Yet when he does talk, he talks to the point and with a vivid and direct picturesqueness of phrase which is as refreshing as it is unexpected. The delightful remodeling of the English language in Mr. Alfred Lewis's "Wolfville" is exaggerated only in quantity, not in quality. No cowboy talks habitually in quite as original a manner as Mr. Lewis's Old Cattleman; but I have no doubt that in time he would be heard to say all the good things in that volume. I myself have note-books full of just such gorgeous language, some of the best of which I have used elsewhere, and so will not repeat here.[1]

This vividness manifests itself quite as often in the selection of the apt word as in the construction of elaborate phrases with a half-humorous intention. A cowboy once told me of the arrival of a tramp by saying, "He SIFTED into camp." Could any verb be more expressive? Does not it convey exactly the lazy, careless, out-at-heels shuffling gait of the hobo? Another in the course of description told of a saloon scene, "They all BELLIED UP TO the bar." Again, a range cook, objecting to purposeless idling about his fire, shouted: "If you fellows come MOPING around here any more, I'LL SURE MAKE YOU HARD TO CATCH!" "Fish in that pond, son? Why, there's some fish in there big enough to rope," another advised me. "I quit shoveling," one explained the story of his life, "because I couldn't see nothing ahead of shoveling but dirt." The same man described ploughing as, "Looking at a mule's tail all day." And one of the most succinct epitomes of the motifs of fiction was offered by an old fellow who looked over my shoulder as I was reading a novel. "Well, son," said he, "what they doing now, KISSING OR KILLING?"

Nor are the complete phrases behind in aptness. I have space for only a few examples, but they will illustrate what I mean. Speaking of a companion who was "putting on too much dog," I was informed, "He walks like a man with a new suit of WOODEN UNDERWEAR!" Or again, in answer to my inquiry as to a mutual acquaintance, "Jim? Oh, poor old Jim! For the last week or so he's been nothing but an insignificant atom of humanity hitched to a boil."
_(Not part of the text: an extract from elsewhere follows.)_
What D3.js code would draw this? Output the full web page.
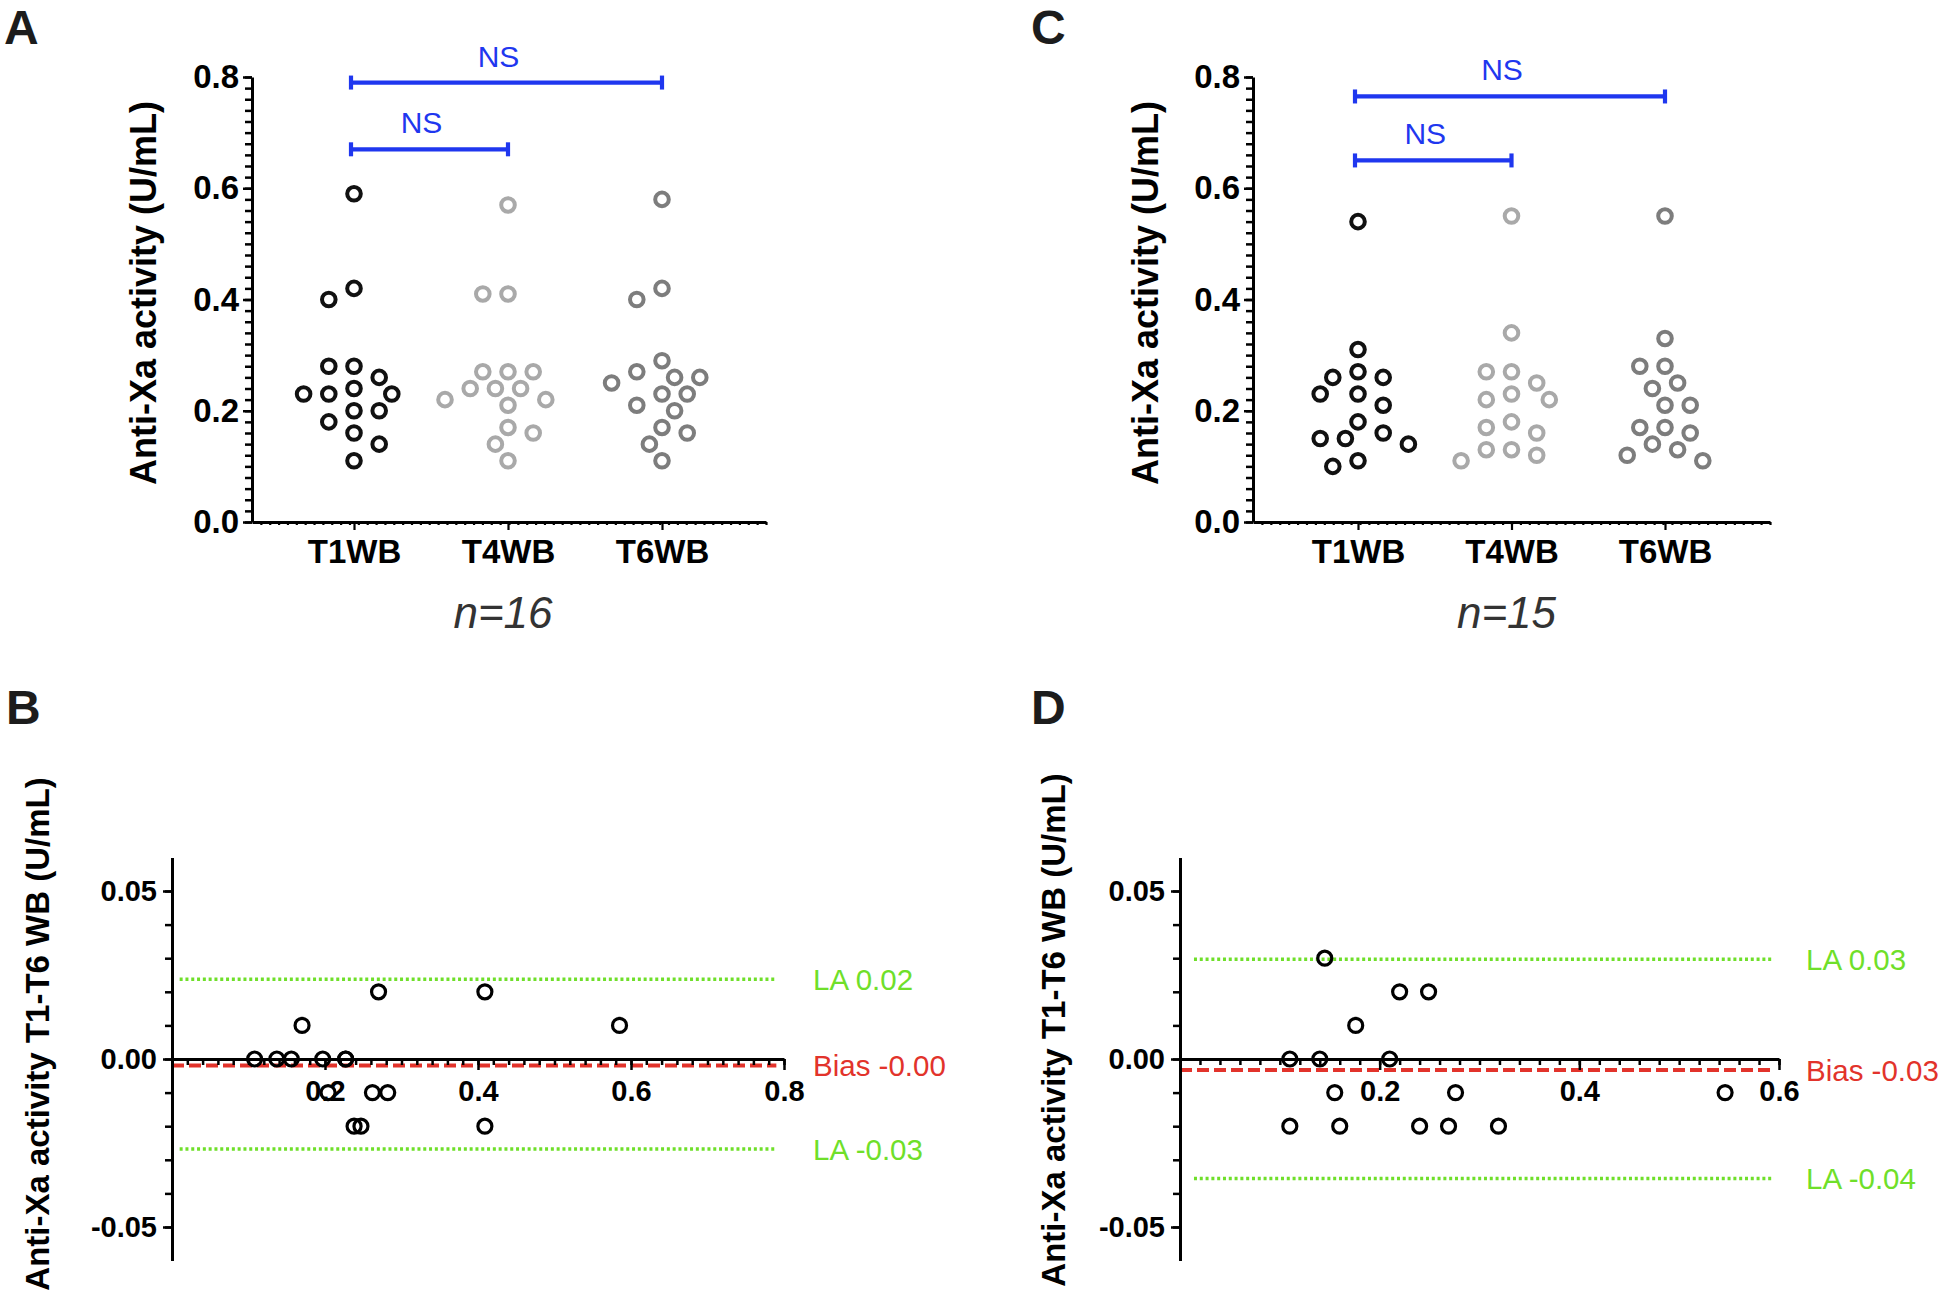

But to observe the riot of imagination turned loose with the bridle off, you must assist at a burst of anger on the part of one of these men. It is mostly unprintable, but you will get an entirely new idea of what profanity means. Also you will come to the conclusion that you, with your trifling DAMNS, and the like, have been a very good boy indeed. The remotest, most obscure, and unheard of conceptions are dragged forth from earth, heaven, and hell, and linked together in a sequence so original, so gaudy, and so utterly blasphemous, that you gasp and are stricken with the most devoted admiration. It is genius.

Of course I can give you no idea here of what these truly magnificent oaths are like. It is a pity, for it would liberalize your education. Occasionally, like a trickle of clear water into an alkali torrent, a straight English sentence will drop into the flood. It is refreshing by contrast, but weak.

"If your brains were all made of dynamite, you couldn't blow the top of your head off."

"I wouldn't speak to him if I met him in hell carrying a lump of ice in his hand."

"That little horse'll throw you so high the blackbirds will build nests in your hair before you come down."

These are ingenious and amusing, but need the blazing settings from which I have ravished them to give them their due force.

In Arizona a number of us were sitting around the feeble camp-fire the desert scarcity of fuel permits, smoking our pipes. We were all contemplative and comfortably silent with the exception of one very youthful person who had a lot to say. It was mainly about himself. After he had bragged awhile without molestation, one of the older cow-punchers grew very tired of it. He removed his pipe deliberately, and spat in the fire.